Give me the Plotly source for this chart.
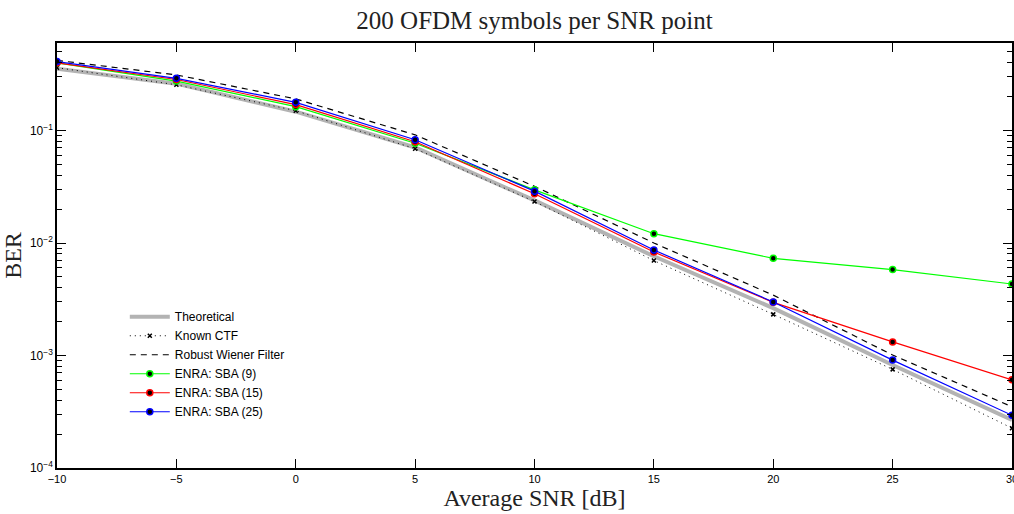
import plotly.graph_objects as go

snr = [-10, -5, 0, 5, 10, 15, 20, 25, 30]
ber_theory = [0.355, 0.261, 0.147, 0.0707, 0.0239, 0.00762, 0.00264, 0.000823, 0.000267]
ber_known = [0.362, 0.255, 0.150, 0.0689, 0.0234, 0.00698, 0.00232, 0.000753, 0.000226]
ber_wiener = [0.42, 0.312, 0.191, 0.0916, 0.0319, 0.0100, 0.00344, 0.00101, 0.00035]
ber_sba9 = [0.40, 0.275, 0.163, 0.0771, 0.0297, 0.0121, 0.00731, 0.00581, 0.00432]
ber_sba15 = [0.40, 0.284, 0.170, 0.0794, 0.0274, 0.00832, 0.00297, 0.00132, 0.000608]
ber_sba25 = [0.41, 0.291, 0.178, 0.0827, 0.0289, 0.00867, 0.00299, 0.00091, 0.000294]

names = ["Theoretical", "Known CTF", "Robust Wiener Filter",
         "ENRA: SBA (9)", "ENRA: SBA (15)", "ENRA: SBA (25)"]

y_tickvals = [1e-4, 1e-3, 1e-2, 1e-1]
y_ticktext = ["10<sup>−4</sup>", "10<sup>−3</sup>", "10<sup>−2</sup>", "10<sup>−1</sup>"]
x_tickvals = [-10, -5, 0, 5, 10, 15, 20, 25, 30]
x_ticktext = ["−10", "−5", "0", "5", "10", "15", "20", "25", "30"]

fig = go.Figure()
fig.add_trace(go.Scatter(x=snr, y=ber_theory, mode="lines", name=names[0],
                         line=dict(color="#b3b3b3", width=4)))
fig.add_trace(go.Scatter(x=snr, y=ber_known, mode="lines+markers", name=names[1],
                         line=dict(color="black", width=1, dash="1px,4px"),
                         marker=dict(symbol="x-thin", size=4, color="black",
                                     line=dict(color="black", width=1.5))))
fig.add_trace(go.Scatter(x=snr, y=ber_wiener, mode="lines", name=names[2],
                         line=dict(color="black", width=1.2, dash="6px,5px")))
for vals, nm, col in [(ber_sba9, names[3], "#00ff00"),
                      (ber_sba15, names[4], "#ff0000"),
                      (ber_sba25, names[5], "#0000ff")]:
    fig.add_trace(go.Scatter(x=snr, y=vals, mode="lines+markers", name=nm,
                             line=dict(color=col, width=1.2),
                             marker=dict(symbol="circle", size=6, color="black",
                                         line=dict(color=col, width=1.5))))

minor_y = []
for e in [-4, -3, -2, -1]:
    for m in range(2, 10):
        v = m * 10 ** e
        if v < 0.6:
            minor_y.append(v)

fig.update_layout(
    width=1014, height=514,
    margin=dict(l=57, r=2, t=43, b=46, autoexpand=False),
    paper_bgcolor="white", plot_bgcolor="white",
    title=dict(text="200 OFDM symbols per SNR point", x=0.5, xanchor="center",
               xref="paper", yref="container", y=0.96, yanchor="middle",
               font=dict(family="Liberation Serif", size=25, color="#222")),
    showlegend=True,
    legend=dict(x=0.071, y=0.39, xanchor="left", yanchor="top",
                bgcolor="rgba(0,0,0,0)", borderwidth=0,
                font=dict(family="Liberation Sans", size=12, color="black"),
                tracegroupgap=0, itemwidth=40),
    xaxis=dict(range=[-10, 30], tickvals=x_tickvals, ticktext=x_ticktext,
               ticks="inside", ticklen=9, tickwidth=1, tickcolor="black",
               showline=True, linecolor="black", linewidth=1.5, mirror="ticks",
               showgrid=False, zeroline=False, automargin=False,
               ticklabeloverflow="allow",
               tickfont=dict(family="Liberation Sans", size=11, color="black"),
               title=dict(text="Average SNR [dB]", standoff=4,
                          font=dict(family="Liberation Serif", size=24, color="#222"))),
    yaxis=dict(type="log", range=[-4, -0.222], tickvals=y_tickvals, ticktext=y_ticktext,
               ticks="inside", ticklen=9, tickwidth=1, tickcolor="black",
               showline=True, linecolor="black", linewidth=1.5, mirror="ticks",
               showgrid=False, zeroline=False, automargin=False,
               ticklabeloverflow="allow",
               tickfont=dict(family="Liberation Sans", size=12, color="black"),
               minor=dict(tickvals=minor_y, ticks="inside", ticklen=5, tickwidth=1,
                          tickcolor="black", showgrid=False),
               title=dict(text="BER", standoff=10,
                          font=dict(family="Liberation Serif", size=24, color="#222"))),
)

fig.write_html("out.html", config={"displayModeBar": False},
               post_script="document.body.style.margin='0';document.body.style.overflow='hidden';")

* What the task requires: Extract, word for word, each line from the top of the data down to and including the line with "import plotly.graph_objects as go"; skip the pictures.

* Output for this exercise:
Give me the Plotly source for this chart.
import plotly.graph_objects as go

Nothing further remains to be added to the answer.